E non dico, ovviamente, che si debba vivere cupamente, recitando come una litania "Memento mori", come facevano certi monaci di clausura (i Trappisti), votati al silenzio, ma autorizzati a pronunciare incontrando un altro confrate la fatidica frase, scavando così giorno per giorno la fossa che, da morti,li avrebbe accolti. Oppure come icona di riflessione sul tema della morte, possiamo pensare al fiociniere Queequeg che in Moby Dick sale a bordo, portandosi a spalla la bara dentro cui un giorno vorrebbe essere sepolto (dentro la quale si mette anche a dormire) e che, poi, quando il Pequod naufraga, colpito dalla furia assassina ed ominosa del grande Capodoglio bianco diventa il provvidenziale salvagente che porta Ismael in salvo.
Se riflettiamo sugli scenari di morte, saremo un po' più pronti ad accettare la fine quando verrà, ma sempre pensando alla pienezza della vita.
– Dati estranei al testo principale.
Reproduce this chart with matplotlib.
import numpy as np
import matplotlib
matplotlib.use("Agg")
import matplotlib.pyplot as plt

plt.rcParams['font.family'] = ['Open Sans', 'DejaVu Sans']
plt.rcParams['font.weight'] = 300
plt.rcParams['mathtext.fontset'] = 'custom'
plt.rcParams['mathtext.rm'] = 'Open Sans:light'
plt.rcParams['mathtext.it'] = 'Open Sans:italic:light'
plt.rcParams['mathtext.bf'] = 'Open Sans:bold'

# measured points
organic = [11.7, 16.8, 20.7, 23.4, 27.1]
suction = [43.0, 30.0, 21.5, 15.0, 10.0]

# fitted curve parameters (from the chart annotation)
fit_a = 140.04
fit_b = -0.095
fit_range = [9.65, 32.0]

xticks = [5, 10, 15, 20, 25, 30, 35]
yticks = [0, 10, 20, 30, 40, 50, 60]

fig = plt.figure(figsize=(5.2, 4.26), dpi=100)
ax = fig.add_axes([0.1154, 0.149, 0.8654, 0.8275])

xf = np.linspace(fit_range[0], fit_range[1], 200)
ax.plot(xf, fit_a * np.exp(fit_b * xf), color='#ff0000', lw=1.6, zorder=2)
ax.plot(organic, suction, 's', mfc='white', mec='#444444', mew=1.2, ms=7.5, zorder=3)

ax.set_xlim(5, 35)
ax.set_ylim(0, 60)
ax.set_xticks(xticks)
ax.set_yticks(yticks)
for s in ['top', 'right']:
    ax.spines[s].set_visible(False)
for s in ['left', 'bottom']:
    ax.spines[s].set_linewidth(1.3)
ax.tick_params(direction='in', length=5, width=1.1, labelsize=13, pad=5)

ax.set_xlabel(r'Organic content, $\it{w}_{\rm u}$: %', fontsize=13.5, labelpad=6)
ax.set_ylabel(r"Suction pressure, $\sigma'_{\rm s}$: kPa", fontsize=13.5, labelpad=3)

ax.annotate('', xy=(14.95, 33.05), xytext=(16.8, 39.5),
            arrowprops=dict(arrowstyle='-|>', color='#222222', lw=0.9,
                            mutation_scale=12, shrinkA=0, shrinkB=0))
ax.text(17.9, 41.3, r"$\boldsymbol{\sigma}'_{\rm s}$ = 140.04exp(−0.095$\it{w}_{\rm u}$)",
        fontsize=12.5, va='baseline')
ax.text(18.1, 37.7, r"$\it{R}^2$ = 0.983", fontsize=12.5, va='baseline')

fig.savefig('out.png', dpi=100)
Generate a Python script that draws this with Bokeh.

La società odierna, profondamente orientata all'edonismo, è troppo materialista per esprimere una riflessione profonda sulla morte e sul morire o anche un'accettazione consuetudinaria sulla nostra fragilità e sul nostro esssere transeunti.
Se si ha la consapevolezza della morte con la convinzione (tranquillamente accettata) che ogni giorno potrebbe essere l'ultimo, ogni giorno di vita che ci è dato sarà vissuto con pienezza e, quando quel momento fatidico verrà, non dovremo angustiarci perche "...non c'è più tempo", oppure perche "...non abbiamo fatto questo o quell'altro".
Benchè nessno potrà mai dire, in tutta sincerità, di essere pronto per il passaggio dentro una dimensione di ineffabile mistero, volgendo di tanto uno sguardo non terrorizzato ad un'immagine della fine, forse, potremo dire di essere almeno un po' più pronti.